Story goes a stash of love letters – not to mention Speed’s diary detailing their relationship – was unearthed some years ago and purchased by gay literary icon Larry Kramer.

Now when I tell straight folks that Lincoln was gay, they mostly scoff at me.

"Yeah, next you’re going to claim George Washington was gay!"

Well, folks, have I got news for you.

When I called Mr. Kramer he told me he had just printed up the 4,000-page first draft of his new book, The American People: A History, which he has been researching and writing for over 30 years. This is the book that will once and for all expose the truth of Lincoln and Speed’s relationship.

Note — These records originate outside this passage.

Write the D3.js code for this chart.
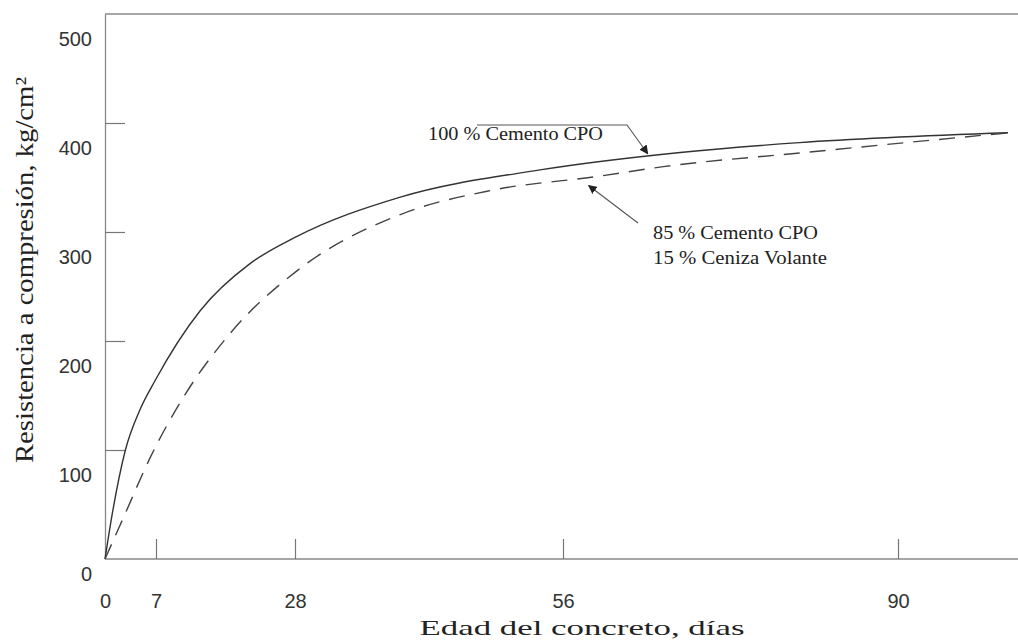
<!DOCTYPE html>
<html>
<head>
<meta charset="utf-8">
<script src="https://cdn.jsdelivr.net/npm/d3@7"></script>
<style>
  body { margin: 0; background: #fff; }
  .tick-lbl { font-family: "Liberation Sans", Arial, sans-serif; font-size: 20px; fill: #333; }
  .serif { font-family: "Liberation Serif", "Times New Roman", serif; fill: #222; }
</style>
</head>
<body>
<div class="graph"></div>
<script>
// edad (dias) y resistencia (kg/cm2)
var dias    = [0, 7, 28, 56, 90];
var yTicks  = [0, 100, 200, 300, 400, 500];

var cpoDias = [0, 0.96, 2.8, 4.8, 6.9, 13.7, 21.2, 28, 39, 53.6, 67.9, 80, 100];
var cpoRes  = [0, 40, 100, 137, 164, 228, 271, 295, 332, 357, 373, 382, 391];

var cenDias = [0, 2.6, 6.2, 10.9, 18.2, 28, 39, 48.4, 59.5, 66.2, 80.6, 100];
var cenRes  = [0, 39, 93, 146, 207, 263, 316, 338, 351, 360, 373, 391];

var width = 1018, height = 640;
var plotLeft = 105, plotTop = 14, plotBottom = 559;

// the printed x axis is not evenly spaced, so map each tick day
var x = d3.scaleLinear()
    .domain([0, 7, 28, 56, 90, 100])
    .range([plotLeft, 156, 295, 563, 898, 1008]);

var y = d3.scaleLinear()
    .domain([0, 500])
    .range([plotBottom, plotTop]);

var svg = d3.select(".graph").append("svg")
    .attr("width", width)
    .attr("height", height);

var defs = svg.append("defs");
defs.append("marker")
    .attr("id", "arrow")
    .attr("viewBox", "0 0 10 10")
    .attr("refX", 9).attr("refY", 5)
    .attr("markerWidth", 9).attr("markerHeight", 9)
    .attr("markerUnits", "userSpaceOnUse")
    .attr("orient", "auto")
  .append("path")
    .attr("d", "M0,0 L10,5 L0,10 z")
    .attr("fill", "#222");

// frame: top line, left axis, bottom axis
svg.append("line")
    .attr("x1", plotLeft).attr("x2", width)
    .attr("y1", plotTop).attr("y2", plotTop)
    .attr("stroke", "#888").attr("stroke-width", 1.3);

var xAxis = d3.axisBottom(x).tickValues(dias).tickSize(-20).tickSizeOuter(0);
var gx = svg.append("g")
    .attr("transform", "translate(0," + plotBottom + ")")
    .call(xAxis);
gx.select(".domain").attr("d", "M" + plotLeft + ",0H" + width).attr("stroke", "#888").attr("stroke-width", 1.3);
gx.selectAll(".tick line").attr("stroke", "#777").attr("stroke-width", 1.2)
    .attr("display", function(d){ return d === 0 ? "none" : null; });
gx.selectAll(".tick text")
    .attr("class", "tick-lbl")
    .attr("y", 35).attr("dy", "0.71em")
    .attr("font-size", null).attr("font-family", null).attr("fill", null);

var yAxis = d3.axisLeft(y).tickValues(yTicks).tickSize(-20).tickSizeOuter(0);
var gy = svg.append("g")
    .attr("transform", "translate(" + plotLeft + ",0)")
    .call(yAxis);
gy.select(".domain").attr("stroke", "#888").attr("stroke-width", 1.3);
gy.selectAll(".tick line").attr("stroke", "#777").attr("stroke-width", 1.2)
    .attr("display", function(d){ return d === 0 || d === 500 ? "none" : null; });
// the numbers sit a bit below their tick marks in the original
gy.selectAll(".tick text")
    .attr("class", "tick-lbl")
    .attr("x", -13)
    .attr("y", function(d){ return d === 0 ? 15 : 25; })
    .attr("font-size", null).attr("font-family", null).attr("fill", null);

var line = d3.line()
    .x(function(d){ return x(d[0]); })
    .y(function(d){ return y(d[1]); })
    .curve(d3.curveMonotoneX);

svg.append("path")
    .datum(d3.zip(cpoDias, cpoRes))
    .attr("d", line)
    .attr("fill", "none")
    .attr("stroke", "#333")
    .attr("stroke-width", 1.4);

svg.append("path")
    .datum(d3.zip(cenDias, cenRes))
    .attr("d", line)
    .attr("fill", "none")
    .attr("stroke", "#444")
    .attr("stroke-width", 1.4)
    .attr("stroke-dasharray", "16,10");

// annotations
svg.append("text")
    .attr("class", "serif")
    .attr("x", 428).attr("y", 140)
    .attr("font-size", 19)
    .attr("textLength", 175).attr("lengthAdjust", "spacingAndGlyphs")
    .text("100 % Cemento CPO");

svg.append("path")
    .attr("d", "M477,125 H627 L" + x(64.6) + "," + (y(370) - 2))
    .attr("fill", "none").attr("stroke", "#555").attr("stroke-width", 1.1)
    .attr("marker-end", "url(#arrow)");

svg.append("path")
    .attr("d", "M638,223 L" + x(58.6) + "," + (y(350) + 8))
    .attr("fill", "none").attr("stroke", "#555").attr("stroke-width", 1.1)
    .attr("marker-end", "url(#arrow)");

svg.append("text")
    .attr("class", "serif")
    .attr("x", 653).attr("y", 239)
    .attr("font-size", 19)
    .attr("textLength", 165).attr("lengthAdjust", "spacingAndGlyphs")
    .text("85 % Cemento CPO");

svg.append("text")
    .attr("class", "serif")
    .attr("x", 653).attr("y", 264)
    .attr("font-size", 19)
    .attr("textLength", 174).attr("lengthAdjust", "spacingAndGlyphs")
    .text("15 % Ceniza Volante");

// axis titles
svg.append("text")
    .attr("class", "serif")
    .attr("x", 582).attr("y", 635)
    .attr("text-anchor", "middle")
    .attr("font-size", 22)
    .attr("textLength", 325).attr("lengthAdjust", "spacingAndGlyphs")
    .text("Edad del concreto, días");

svg.append("text")
    .attr("class", "serif")
    .attr("transform", "translate(33,270) rotate(-90)")
    .attr("text-anchor", "middle")
    .attr("font-size", 25)
    .attr("textLength", 386).attr("lengthAdjust", "spacingAndGlyphs")
    .text("Resistencia a compresión, kg/cm²");
</script>
</body>
</html>
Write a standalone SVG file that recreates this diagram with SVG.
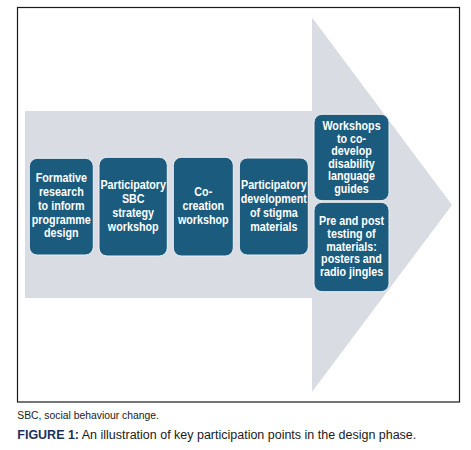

"It’s a monster book," Kramer says, noting the late Dr. C.A. Tripp compellingly argued Lincoln was gay in his own 2005 book The Intimate World of Abraham Lincoln (Free Press).

"My book will be crucified too," Kramer says. "People have vested interests in keeping their heroes straight."

Of The American People, Kramer adds, "It’s an attempt to put us [gay people] back in history from the beginning. No history book ever recorded anything about us, and researching this book I found out that both Lincoln and George Washington were gay."

Kramer points out Washington was in love with Alexander Hamilton, whom Washington appointed the first United States Secretary of the Treasury.

"I got that from Gore Vidal," Kramer explains, "and because of [Washington and Hamilton's gay relationship] the country became Hamiltonian instead of Jeffersonian."

About Lincoln, Kramer continues, "Tripp and I shared information with each other, and I was the first person he showed his book to. But I have stuff that will go beyond anything that has ever been written or said."

In other words, Abraham Lincoln was a fabulous cocksucker. I’m so excited I want to scream it loudly from the rooftops.

"Straight people have trouble with everything to do with us and we have learnt not to let that bother us," Kramer tells me. "People [also] laugh at me when I say Lincoln was gay. But I say, ‘How dare you laugh? Why is it impossible and why is it funny?’"

Kramer – who was just the 11th HIV-positive person in America to get a liver transplant, in December 2001 – is now 75.

"I just hope I have enough years left in me to finish this book," says the former Pulitzer Prize and Oscar nominee, whose play The Normal Heart was crowned one of the Hundred Best Plays of the Twentieth Century by the Royal National Theatre of Great Britain, and who famously started the life-saving AIDS activist group ACT UP in the 1980s.

In short, Kramer is Gay America’s Abe Lincoln. He will set us free, at least in our history books.

But when I call the living legend an icon, the warrior replies, "When people call me that, I find it embarrassing and move on."

O

Essential buttplug Larry Kramer's The Normal Heart - a play about the dawn of the AIDS crisis - opens on Broadway on April 27 at the intimate John Golden Theatre (252 West 45th Street). Directed by Joel Grey and George C. Wolfe, the production stars Broadway actor-director Joe Mantello as activist Ned Weeks, leading a cast that includes Ellen Barkin and out Canadian actor Luke Macfarlane (you've seen him in the ABC drama Brothers and Sisters).

Following the first preview performance on April 19, volunteers handed out copies of a typed letter from the 75-year-old playwright that you can read in The Advocate in its entirety. The open letter concludes, "Please know that the world has suffered at the very least some 75 million infections [of HIV] and 35 million deaths [from AIDS]. When the action of the play that you have just seen begins, there were 41. I have never seen such wrongs as this plague, in all its guises, represents, and continues to say about us all."